# Written problem
Retype each line of the material exactly, please, skipping any picture in it.

# Dataset excerpt

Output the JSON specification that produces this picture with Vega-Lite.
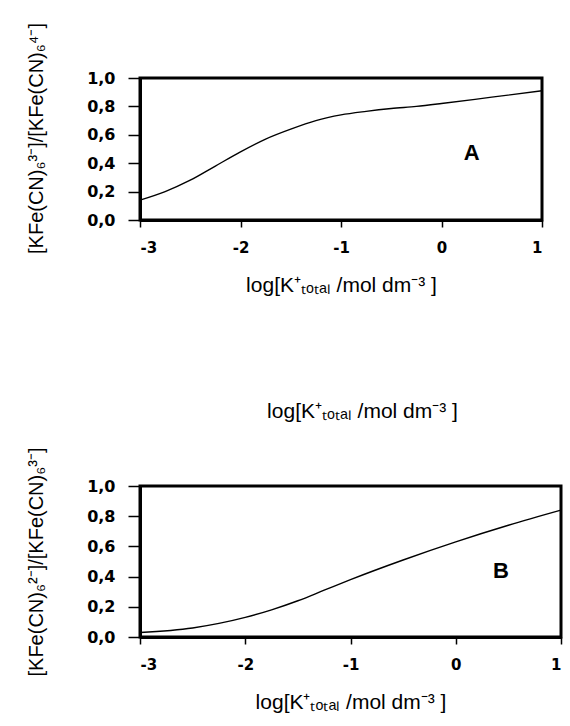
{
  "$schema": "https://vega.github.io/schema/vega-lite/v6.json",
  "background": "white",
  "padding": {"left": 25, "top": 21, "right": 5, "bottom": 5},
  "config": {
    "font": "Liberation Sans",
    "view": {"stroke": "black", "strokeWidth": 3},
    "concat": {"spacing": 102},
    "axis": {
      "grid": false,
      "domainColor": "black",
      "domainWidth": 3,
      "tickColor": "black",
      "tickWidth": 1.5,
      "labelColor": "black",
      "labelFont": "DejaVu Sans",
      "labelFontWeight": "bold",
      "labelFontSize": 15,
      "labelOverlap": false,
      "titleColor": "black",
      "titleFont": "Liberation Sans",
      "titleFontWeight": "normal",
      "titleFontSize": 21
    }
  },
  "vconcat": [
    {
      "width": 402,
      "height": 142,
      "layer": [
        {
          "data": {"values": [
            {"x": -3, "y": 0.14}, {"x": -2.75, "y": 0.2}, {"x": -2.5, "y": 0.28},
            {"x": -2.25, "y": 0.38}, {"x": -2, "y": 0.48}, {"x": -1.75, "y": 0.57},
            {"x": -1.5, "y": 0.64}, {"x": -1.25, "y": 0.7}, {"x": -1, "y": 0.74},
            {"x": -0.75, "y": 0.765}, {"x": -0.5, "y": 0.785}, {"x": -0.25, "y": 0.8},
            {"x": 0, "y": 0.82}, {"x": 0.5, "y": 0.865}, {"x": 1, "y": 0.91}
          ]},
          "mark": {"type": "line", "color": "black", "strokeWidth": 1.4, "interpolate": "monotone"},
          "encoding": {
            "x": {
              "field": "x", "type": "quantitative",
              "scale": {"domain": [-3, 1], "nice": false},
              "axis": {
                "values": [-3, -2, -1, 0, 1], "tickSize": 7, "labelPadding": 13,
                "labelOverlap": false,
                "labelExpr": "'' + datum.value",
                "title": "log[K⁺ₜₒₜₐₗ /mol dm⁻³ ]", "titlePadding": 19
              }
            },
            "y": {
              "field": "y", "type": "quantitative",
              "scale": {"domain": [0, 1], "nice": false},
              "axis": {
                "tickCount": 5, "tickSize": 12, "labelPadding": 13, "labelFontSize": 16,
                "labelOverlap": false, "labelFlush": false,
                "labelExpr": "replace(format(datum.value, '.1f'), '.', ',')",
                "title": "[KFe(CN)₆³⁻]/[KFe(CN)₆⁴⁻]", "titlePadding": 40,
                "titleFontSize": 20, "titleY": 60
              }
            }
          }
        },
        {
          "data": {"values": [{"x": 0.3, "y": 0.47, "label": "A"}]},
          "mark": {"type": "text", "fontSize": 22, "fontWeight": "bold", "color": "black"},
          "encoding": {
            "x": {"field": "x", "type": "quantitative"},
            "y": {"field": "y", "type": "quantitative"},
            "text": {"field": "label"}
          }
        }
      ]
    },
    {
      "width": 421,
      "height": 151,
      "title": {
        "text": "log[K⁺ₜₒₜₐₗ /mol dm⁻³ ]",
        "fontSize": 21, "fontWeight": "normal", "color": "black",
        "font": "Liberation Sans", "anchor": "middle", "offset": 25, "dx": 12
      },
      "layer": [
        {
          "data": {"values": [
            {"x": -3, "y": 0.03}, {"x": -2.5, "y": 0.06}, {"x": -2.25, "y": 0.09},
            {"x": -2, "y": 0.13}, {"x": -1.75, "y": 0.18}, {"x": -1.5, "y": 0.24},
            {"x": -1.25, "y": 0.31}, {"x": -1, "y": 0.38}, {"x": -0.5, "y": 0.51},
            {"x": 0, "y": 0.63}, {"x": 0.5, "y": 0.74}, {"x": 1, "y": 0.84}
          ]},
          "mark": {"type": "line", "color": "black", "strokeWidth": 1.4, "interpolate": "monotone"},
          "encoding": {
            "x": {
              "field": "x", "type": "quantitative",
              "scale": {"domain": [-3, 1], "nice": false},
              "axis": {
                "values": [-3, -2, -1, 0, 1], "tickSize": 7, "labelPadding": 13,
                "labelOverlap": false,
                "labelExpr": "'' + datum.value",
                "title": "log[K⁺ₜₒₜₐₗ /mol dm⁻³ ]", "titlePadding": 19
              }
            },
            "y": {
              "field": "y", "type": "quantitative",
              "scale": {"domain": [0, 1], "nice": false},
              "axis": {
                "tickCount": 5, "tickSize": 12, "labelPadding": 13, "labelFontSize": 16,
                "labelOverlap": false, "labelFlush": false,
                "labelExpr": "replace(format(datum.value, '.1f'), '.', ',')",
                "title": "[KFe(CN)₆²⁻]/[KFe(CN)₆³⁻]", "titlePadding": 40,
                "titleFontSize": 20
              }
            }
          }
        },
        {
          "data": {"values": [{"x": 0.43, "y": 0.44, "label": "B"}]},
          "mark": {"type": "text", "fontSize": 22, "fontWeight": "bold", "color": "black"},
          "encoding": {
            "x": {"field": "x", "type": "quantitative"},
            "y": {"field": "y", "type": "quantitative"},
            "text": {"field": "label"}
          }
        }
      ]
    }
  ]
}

# Output for this task
Output the JSON specification that produces this picture with Vega-Lite.
{
  "$schema": "https://vega.github.io/schema/vega-lite/v6.json",
  "background": "white",
  "padding": {"left": 25, "top": 21, "right": 5, "bottom": 5},
  "config": {
    "font": "Liberation Sans",
    "view": {"stroke": "black", "strokeWidth": 3},
    "concat": {"spacing": 102},
    "axis": {
      "grid": false,
      "domainColor": "black",
      "domainWidth": 3,
      "tickColor": "black",
      "tickWidth": 1.5,
      "labelColor": "black",
      "labelFont": "DejaVu Sans",
      "labelFontWeight": "bold",
      "labelFontSize": 15,
      "labelOverlap": false,
      "titleColor": "black",
      "titleFont": "Liberation Sans",
      "titleFontWeight": "normal",
      "titleFontSize": 21
    }
  },
  "vconcat": [
    {
      "width": 402,
      "height": 142,
      "layer": [
        {
          "data": {"values": [
            {"x": -3, "y": 0.14}, {"x": -2.75, "y": 0.2}, {"x": -2.5, "y": 0.28},
            {"x": -2.25, "y": 0.38}, {"x": -2, "y": 0.48}, {"x": -1.75, "y": 0.57},
            {"x": -1.5, "y": 0.64}, {"x": -1.25, "y": 0.7}, {"x": -1, "y": 0.74},
            {"x": -0.75, "y": 0.765}, {"x": -0.5, "y": 0.785}, {"x": -0.25, "y": 0.8},
            {"x": 0, "y": 0.82}, {"x": 0.5, "y": 0.865}, {"x": 1, "y": 0.91}
          ]},
          "mark": {"type": "line", "color": "black", "strokeWidth": 1.4, "interpolate": "monotone"},
          "encoding": {
            "x": {
              "field": "x", "type": "quantitative",
              "scale": {"domain": [-3, 1], "nice": false},
              "axis": {
                "values": [-3, -2, -1, 0, 1], "tickSize": 7, "labelPadding": 13,
                "labelOverlap": false,
                "labelExpr": "'' + datum.value",
                "title": "log[K⁺ₜₒₜₐₗ /mol dm⁻³ ]", "titlePadding": 19
              }
            },
            "y": {
              "field": "y", "type": "quantitative",
              "scale": {"domain": [0, 1], "nice": false},
              "axis": {
                "tickCount": 5, "tickSize": 12, "labelPadding": 13, "labelFontSize": 16,
                "labelOverlap": false, "labelFlush": false,
                "labelExpr": "replace(format(datum.value, '.1f'), '.', ',')",
                "title": "[KFe(CN)₆³⁻]/[KFe(CN)₆⁴⁻]", "titlePadding": 40,
                "titleFontSize": 20, "titleY": 60
              }
            }
          }
        },
        {
          "data": {"values": [{"x": 0.3, "y": 0.47, "label": "A"}]},
          "mark": {"type": "text", "fontSize": 22, "fontWeight": "bold", "color": "black"},
          "encoding": {
            "x": {"field": "x", "type": "quantitative"},
            "y": {"field": "y", "type": "quantitative"},
            "text": {"field": "label"}
          }
        }
      ]
    },
    {
      "width": 421,
      "height": 151,
      "title": {
        "text": "log[K⁺ₜₒₜₐₗ /mol dm⁻³ ]",
        "fontSize": 21, "fontWeight": "normal", "color": "black",
        "font": "Liberation Sans", "anchor": "middle", "offset": 25, "dx": 12
      },
      "layer": [
        {
          "data": {"values": [
            {"x": -3, "y": 0.03}, {"x": -2.5, "y": 0.06}, {"x": -2.25, "y": 0.09},
            {"x": -2, "y": 0.13}, {"x": -1.75, "y": 0.18}, {"x": -1.5, "y": 0.24},
            {"x": -1.25, "y": 0.31}, {"x": -1, "y": 0.38}, {"x": -0.5, "y": 0.51},
            {"x": 0, "y": 0.63}, {"x": 0.5, "y": 0.74}, {"x": 1, "y": 0.84}
          ]},
          "mark": {"type": "line", "color": "black", "strokeWidth": 1.4, "interpolate": "monotone"},
          "encoding": {
            "x": {
              "field": "x", "type": "quantitative",
              "scale": {"domain": [-3, 1], "nice": false},
              "axis": {
                "values": [-3, -2, -1, 0, 1], "tickSize": 7, "labelPadding": 13,
                "labelOverlap": false,
                "labelExpr": "'' + datum.value",
                "title": "log[K⁺ₜₒₜₐₗ /mol dm⁻³ ]", "titlePadding": 19
              }
            },
            "y": {
              "field": "y", "type": "quantitative",
              "scale": {"domain": [0, 1], "nice": false},
              "axis": {
                "tickCount": 5, "tickSize": 12, "labelPadding": 13, "labelFontSize": 16,
                "labelOverlap": false, "labelFlush": false,
                "labelExpr": "replace(format(datum.value, '.1f'), '.', ',')",
                "title": "[KFe(CN)₆²⁻]/[KFe(CN)₆³⁻]", "titlePadding": 40,
                "titleFontSize": 20
              }
            }
          }
        },
        {
          "data": {"values": [{"x": 0.43, "y": 0.44, "label": "B"}]},
          "mark": {"type": "text", "fontSize": 22, "fontWeight": "bold", "color": "black"},
          "encoding": {
            "x": {"field": "x", "type": "quantitative"},
            "y": {"field": "y", "type": "quantitative"},
            "text": {"field": "label"}
          }
        }
      ]
    }
  ]
}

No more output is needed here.